Repeat the line that contains "Recreate this image", the line that contains "y_ticks = [-3, -2, -1, 0, 1, 2, 3]", and all lines between them, exactly and with no other lines.

## Start

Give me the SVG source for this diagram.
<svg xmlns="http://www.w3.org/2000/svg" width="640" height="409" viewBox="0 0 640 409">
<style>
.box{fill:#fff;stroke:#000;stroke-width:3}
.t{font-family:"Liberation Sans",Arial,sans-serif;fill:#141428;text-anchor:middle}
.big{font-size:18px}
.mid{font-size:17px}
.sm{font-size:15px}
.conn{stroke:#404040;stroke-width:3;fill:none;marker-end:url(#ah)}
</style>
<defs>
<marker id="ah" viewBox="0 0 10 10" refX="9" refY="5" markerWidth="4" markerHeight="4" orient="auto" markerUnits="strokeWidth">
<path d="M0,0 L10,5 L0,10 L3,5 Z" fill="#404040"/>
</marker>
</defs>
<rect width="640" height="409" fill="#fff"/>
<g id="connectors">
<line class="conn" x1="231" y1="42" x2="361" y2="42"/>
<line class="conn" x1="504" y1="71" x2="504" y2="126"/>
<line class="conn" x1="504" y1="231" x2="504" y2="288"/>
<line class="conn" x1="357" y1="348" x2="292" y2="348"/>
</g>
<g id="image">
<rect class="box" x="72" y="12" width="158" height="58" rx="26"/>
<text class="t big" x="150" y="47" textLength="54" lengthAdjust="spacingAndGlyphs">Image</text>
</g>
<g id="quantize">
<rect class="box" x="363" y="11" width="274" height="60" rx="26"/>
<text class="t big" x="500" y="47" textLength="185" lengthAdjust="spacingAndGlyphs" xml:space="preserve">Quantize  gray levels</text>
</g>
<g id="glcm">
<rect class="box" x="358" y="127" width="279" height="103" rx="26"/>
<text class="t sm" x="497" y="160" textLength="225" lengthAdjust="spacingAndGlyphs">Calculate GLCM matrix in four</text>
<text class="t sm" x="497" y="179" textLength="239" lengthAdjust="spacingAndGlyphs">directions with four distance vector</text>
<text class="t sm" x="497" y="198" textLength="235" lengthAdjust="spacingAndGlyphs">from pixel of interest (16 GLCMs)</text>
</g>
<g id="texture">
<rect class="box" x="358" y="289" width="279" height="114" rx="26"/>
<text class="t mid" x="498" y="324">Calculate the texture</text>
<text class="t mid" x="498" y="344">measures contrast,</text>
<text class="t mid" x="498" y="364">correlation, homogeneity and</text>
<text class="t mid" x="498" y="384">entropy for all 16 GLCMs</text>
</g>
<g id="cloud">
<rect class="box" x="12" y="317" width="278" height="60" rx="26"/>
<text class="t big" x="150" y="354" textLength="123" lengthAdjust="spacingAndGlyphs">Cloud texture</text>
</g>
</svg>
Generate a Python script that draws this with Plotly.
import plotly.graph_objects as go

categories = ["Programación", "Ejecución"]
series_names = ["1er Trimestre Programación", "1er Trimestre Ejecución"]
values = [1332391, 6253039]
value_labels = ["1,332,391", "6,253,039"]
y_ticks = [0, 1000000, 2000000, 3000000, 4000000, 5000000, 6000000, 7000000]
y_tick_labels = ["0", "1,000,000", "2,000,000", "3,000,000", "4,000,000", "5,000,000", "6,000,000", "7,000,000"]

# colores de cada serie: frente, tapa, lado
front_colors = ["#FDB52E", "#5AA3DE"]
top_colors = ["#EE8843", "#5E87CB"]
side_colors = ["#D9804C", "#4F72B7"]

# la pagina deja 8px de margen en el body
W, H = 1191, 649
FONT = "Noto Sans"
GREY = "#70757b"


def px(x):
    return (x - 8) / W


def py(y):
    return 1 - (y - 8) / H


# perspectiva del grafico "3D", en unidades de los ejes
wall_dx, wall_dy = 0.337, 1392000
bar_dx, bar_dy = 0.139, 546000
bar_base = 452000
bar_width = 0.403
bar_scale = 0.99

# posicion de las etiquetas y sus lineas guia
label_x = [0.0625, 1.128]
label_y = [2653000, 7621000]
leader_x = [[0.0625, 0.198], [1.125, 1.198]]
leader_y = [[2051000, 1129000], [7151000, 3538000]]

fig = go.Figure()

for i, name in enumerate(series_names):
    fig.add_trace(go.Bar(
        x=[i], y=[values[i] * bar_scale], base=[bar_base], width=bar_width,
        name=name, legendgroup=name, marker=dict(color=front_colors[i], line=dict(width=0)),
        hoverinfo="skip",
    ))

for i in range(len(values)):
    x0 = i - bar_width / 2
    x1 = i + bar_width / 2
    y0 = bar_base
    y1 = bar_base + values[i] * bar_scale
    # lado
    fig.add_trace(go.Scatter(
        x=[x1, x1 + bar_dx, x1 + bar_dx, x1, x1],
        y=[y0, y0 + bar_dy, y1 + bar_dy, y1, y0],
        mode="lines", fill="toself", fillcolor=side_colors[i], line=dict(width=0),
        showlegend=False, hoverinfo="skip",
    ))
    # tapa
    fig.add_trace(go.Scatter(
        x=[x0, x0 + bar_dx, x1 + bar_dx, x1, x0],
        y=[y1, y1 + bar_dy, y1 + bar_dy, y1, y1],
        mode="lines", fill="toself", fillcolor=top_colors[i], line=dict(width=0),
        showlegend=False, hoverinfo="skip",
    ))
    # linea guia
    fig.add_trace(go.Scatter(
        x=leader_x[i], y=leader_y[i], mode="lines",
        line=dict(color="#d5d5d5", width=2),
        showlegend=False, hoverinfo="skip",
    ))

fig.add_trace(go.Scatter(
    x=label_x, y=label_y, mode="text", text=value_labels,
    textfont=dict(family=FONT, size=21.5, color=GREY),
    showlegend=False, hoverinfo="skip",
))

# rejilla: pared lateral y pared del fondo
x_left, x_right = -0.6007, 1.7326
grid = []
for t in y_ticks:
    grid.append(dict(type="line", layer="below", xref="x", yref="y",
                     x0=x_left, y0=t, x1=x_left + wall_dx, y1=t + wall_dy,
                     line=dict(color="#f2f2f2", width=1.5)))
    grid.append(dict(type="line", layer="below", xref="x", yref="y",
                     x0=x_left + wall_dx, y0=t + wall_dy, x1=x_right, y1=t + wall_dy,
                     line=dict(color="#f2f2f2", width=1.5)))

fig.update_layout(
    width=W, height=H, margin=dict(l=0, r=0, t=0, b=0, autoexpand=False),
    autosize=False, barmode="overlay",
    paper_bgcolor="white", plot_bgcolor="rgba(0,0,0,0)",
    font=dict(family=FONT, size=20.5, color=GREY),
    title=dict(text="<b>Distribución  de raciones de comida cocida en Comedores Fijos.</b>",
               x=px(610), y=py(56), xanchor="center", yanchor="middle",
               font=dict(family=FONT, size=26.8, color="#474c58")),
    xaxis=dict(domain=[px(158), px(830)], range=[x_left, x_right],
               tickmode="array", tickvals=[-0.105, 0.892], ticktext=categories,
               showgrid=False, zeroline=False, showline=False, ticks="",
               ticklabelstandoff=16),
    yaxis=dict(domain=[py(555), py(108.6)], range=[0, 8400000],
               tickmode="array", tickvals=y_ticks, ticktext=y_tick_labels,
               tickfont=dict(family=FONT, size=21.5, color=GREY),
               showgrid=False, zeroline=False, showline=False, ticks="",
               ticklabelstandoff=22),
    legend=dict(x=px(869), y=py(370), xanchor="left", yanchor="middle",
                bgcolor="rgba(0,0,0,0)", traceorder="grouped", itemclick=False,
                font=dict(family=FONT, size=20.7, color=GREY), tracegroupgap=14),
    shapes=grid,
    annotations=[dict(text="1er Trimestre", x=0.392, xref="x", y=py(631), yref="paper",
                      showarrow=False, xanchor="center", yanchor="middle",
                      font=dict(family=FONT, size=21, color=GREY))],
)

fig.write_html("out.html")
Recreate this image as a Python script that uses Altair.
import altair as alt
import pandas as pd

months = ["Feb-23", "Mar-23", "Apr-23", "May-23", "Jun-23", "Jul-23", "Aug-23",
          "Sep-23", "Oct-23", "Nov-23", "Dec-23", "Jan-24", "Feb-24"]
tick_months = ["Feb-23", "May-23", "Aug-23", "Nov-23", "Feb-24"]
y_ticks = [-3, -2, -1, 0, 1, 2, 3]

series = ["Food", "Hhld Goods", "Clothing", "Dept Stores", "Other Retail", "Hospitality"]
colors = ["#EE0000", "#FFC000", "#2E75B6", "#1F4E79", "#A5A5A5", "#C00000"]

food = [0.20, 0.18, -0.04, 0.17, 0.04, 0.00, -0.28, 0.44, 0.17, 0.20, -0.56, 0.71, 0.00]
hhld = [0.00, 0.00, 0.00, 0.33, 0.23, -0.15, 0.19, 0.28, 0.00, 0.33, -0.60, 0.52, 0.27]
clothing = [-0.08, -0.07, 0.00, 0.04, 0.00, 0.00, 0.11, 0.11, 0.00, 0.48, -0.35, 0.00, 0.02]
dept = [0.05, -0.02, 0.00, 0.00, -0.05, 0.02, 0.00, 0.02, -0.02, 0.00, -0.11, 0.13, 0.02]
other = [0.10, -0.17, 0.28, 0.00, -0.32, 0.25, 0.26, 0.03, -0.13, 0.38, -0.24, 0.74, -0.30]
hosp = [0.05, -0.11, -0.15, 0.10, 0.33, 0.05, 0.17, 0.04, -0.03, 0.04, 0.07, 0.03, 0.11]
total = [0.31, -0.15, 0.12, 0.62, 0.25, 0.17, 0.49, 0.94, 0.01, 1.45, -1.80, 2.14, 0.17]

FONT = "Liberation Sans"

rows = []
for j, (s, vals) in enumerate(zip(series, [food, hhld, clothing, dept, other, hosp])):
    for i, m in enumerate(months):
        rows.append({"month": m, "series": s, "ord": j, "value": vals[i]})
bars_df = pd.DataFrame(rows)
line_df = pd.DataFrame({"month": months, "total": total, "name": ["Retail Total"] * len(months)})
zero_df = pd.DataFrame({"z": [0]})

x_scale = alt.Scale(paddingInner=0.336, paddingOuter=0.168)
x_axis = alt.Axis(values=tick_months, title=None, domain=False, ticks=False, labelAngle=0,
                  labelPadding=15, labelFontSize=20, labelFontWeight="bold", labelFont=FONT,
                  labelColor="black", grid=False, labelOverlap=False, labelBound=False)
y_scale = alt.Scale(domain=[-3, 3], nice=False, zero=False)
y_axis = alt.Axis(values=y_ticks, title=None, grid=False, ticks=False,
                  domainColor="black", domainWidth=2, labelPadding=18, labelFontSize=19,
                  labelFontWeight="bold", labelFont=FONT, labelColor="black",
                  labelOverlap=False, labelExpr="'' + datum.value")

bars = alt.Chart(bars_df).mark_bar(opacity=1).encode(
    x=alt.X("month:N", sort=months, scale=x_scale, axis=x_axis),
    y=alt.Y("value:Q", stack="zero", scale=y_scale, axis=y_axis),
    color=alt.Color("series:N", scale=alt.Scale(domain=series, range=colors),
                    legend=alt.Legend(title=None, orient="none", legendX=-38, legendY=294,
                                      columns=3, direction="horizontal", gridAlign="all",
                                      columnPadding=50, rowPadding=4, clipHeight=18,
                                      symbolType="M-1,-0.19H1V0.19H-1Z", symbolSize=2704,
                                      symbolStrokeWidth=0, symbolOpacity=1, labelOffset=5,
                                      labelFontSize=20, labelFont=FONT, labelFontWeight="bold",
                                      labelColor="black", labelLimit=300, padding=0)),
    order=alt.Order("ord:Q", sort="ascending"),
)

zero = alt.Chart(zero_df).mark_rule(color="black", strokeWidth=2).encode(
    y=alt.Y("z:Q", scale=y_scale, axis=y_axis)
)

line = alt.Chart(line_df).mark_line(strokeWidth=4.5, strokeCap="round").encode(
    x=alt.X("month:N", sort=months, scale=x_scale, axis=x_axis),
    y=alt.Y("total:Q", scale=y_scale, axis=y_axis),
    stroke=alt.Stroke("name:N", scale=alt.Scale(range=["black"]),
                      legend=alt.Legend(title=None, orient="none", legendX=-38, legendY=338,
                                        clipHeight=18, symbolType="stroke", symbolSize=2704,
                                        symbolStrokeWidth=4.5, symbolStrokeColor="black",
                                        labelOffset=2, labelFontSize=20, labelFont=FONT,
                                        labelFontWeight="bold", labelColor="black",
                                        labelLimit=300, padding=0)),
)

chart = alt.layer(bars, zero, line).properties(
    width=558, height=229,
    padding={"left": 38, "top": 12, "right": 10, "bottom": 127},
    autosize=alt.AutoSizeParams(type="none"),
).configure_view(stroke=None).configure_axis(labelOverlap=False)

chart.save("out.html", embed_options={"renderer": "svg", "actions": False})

## End

§ RESULT FOR THIS TASK:
Recreate this image as a Python script that uses Altair.
import altair as alt
import pandas as pd

months = ["Feb-23", "Mar-23", "Apr-23", "May-23", "Jun-23", "Jul-23", "Aug-23",
          "Sep-23", "Oct-23", "Nov-23", "Dec-23", "Jan-24", "Feb-24"]
tick_months = ["Feb-23", "May-23", "Aug-23", "Nov-23", "Feb-24"]
y_ticks = [-3, -2, -1, 0, 1, 2, 3]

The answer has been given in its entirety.